§ **Entries provided**:
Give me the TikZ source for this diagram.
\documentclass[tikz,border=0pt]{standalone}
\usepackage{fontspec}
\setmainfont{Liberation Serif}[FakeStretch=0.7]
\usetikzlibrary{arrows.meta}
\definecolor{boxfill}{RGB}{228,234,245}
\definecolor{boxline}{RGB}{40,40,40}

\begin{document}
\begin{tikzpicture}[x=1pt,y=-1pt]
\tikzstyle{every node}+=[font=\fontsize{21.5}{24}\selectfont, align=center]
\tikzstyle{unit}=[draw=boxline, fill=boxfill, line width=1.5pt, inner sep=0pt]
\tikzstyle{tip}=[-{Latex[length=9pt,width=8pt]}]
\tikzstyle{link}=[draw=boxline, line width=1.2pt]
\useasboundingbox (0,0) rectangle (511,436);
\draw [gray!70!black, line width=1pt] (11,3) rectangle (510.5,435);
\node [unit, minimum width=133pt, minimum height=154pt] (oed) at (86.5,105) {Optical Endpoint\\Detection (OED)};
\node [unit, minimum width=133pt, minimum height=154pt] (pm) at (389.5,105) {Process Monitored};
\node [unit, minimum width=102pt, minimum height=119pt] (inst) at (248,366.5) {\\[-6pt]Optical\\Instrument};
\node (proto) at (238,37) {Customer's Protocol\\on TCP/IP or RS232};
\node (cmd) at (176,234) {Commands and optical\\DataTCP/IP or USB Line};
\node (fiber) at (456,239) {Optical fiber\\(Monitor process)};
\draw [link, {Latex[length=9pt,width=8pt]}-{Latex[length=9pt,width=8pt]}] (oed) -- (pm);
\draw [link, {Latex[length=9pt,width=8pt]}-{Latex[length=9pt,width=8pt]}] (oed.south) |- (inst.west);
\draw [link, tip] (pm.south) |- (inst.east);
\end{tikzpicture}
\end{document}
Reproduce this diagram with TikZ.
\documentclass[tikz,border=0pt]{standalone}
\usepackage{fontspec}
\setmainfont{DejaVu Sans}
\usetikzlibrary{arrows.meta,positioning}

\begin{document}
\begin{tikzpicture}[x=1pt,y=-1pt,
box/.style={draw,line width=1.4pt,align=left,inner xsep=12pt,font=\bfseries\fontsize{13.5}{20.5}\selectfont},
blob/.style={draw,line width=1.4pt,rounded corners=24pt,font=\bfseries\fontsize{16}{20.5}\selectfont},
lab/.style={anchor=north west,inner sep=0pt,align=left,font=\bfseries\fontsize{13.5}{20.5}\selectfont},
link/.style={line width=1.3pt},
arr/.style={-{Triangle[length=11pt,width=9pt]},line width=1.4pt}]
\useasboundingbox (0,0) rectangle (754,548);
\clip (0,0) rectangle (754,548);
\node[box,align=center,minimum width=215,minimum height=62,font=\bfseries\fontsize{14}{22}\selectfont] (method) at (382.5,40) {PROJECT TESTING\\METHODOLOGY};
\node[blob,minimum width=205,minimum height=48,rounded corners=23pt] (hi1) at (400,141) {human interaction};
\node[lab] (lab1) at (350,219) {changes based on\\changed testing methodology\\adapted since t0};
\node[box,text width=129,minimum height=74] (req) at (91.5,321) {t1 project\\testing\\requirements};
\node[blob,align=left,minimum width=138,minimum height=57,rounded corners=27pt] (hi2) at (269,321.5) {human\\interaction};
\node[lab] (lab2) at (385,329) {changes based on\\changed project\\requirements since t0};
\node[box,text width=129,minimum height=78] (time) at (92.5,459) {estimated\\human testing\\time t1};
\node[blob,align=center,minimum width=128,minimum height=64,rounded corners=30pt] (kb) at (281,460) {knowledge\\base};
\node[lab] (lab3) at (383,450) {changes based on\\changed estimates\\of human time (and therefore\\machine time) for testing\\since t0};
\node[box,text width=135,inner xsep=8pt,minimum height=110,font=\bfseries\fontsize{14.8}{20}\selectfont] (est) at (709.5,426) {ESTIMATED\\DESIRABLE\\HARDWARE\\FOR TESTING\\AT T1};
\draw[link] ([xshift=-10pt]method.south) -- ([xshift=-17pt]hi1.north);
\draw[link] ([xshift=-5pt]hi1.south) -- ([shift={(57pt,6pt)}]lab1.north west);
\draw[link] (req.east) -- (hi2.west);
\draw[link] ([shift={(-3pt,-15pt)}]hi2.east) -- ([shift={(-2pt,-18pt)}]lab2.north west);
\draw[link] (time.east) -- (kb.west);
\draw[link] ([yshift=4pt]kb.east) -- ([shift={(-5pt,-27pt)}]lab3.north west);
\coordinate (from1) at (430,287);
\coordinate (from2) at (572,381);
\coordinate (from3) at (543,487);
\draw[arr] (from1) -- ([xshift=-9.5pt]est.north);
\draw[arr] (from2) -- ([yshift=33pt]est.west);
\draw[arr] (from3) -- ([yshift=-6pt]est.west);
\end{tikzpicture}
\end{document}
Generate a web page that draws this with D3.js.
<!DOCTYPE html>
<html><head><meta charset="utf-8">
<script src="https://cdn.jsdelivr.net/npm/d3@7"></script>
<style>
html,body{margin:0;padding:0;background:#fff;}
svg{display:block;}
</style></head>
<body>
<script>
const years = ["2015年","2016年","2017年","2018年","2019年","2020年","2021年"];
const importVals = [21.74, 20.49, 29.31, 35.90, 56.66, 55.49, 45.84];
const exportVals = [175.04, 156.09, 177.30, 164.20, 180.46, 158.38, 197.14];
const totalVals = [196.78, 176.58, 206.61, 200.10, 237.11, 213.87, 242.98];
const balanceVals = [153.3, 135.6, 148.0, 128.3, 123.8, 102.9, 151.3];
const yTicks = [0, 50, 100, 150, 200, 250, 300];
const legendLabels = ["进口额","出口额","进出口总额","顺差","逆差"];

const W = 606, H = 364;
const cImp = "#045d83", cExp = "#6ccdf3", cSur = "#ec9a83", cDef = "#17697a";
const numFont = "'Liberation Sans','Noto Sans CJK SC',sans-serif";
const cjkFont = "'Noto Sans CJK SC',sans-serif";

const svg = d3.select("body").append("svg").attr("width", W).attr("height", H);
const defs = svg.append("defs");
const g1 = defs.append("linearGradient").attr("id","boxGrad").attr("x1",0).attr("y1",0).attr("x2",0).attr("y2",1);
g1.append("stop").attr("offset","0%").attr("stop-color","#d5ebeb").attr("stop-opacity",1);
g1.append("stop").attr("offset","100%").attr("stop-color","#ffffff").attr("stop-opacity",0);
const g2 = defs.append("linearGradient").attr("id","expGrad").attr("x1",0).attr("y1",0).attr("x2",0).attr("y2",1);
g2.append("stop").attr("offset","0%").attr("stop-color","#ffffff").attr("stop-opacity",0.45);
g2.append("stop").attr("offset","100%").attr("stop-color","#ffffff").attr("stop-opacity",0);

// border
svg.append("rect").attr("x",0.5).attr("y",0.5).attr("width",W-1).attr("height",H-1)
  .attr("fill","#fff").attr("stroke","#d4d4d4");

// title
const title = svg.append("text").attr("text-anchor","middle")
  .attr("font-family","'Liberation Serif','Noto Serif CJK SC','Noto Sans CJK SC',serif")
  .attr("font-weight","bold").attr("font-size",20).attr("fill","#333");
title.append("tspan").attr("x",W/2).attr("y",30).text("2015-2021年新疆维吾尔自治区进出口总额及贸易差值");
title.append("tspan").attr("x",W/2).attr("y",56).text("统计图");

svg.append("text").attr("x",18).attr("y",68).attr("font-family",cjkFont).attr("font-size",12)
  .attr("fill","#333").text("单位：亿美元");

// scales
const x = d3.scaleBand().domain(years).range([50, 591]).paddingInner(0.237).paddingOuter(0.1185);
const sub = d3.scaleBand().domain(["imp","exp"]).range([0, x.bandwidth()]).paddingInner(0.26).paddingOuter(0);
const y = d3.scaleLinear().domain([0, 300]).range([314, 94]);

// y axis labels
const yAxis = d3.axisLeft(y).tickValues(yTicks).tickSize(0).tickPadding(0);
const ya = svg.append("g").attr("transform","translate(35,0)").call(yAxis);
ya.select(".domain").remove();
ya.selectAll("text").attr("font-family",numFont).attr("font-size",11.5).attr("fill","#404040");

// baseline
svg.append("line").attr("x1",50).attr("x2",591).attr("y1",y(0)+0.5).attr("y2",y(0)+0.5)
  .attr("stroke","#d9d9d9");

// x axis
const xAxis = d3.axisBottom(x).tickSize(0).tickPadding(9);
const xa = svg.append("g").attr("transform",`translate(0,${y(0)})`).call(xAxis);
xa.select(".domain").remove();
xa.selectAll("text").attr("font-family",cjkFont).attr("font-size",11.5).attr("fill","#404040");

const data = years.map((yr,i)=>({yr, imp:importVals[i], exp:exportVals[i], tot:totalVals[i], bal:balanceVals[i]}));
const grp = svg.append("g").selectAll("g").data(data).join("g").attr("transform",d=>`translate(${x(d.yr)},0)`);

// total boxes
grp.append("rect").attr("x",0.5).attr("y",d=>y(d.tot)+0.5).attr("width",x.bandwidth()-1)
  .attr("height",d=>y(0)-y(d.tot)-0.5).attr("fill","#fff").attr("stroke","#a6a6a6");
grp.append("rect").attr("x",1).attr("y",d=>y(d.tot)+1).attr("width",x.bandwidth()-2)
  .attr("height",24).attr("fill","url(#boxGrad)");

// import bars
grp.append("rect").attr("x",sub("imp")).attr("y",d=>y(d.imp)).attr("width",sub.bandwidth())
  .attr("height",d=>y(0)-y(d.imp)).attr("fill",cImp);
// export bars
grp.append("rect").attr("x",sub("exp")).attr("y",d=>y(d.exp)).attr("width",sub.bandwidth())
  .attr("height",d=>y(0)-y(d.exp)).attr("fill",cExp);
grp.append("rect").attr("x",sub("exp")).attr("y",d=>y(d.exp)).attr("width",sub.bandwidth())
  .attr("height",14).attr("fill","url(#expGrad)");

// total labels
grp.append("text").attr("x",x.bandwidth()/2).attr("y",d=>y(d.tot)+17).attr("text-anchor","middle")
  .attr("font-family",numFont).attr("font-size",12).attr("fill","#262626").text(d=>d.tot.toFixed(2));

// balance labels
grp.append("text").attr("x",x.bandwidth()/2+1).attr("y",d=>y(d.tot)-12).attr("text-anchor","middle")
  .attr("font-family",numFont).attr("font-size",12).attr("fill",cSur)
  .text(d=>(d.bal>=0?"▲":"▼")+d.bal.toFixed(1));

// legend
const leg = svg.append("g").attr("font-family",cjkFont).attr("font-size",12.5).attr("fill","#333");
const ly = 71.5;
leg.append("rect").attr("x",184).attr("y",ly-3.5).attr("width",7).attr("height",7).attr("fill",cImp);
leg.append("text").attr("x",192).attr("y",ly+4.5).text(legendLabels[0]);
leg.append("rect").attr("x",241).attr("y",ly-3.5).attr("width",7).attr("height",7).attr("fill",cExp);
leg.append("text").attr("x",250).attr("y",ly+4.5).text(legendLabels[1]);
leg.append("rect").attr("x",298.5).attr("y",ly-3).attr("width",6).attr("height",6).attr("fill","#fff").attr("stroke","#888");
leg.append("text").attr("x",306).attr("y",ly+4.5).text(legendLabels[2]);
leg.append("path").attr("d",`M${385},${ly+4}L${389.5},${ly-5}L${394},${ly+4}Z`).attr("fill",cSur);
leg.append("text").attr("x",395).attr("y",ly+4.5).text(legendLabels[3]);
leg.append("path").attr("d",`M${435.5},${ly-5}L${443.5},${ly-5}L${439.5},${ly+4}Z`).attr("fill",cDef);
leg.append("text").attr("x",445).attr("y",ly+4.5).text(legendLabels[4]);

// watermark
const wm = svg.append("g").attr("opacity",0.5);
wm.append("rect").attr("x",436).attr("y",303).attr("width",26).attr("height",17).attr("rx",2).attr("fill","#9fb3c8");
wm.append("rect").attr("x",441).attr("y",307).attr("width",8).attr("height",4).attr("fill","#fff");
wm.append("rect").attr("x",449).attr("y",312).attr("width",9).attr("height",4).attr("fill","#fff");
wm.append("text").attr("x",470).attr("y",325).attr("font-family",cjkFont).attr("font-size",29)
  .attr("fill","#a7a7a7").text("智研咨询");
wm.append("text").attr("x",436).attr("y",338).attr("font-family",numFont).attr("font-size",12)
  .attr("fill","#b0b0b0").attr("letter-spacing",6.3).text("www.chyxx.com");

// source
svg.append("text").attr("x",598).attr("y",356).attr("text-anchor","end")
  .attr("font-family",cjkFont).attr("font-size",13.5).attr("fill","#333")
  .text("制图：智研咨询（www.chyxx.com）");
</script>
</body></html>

§ **Exercise**: Copy each line above where the string "source" occurs.

§ **Complete response**:
Give me the TikZ source for this diagram.
// source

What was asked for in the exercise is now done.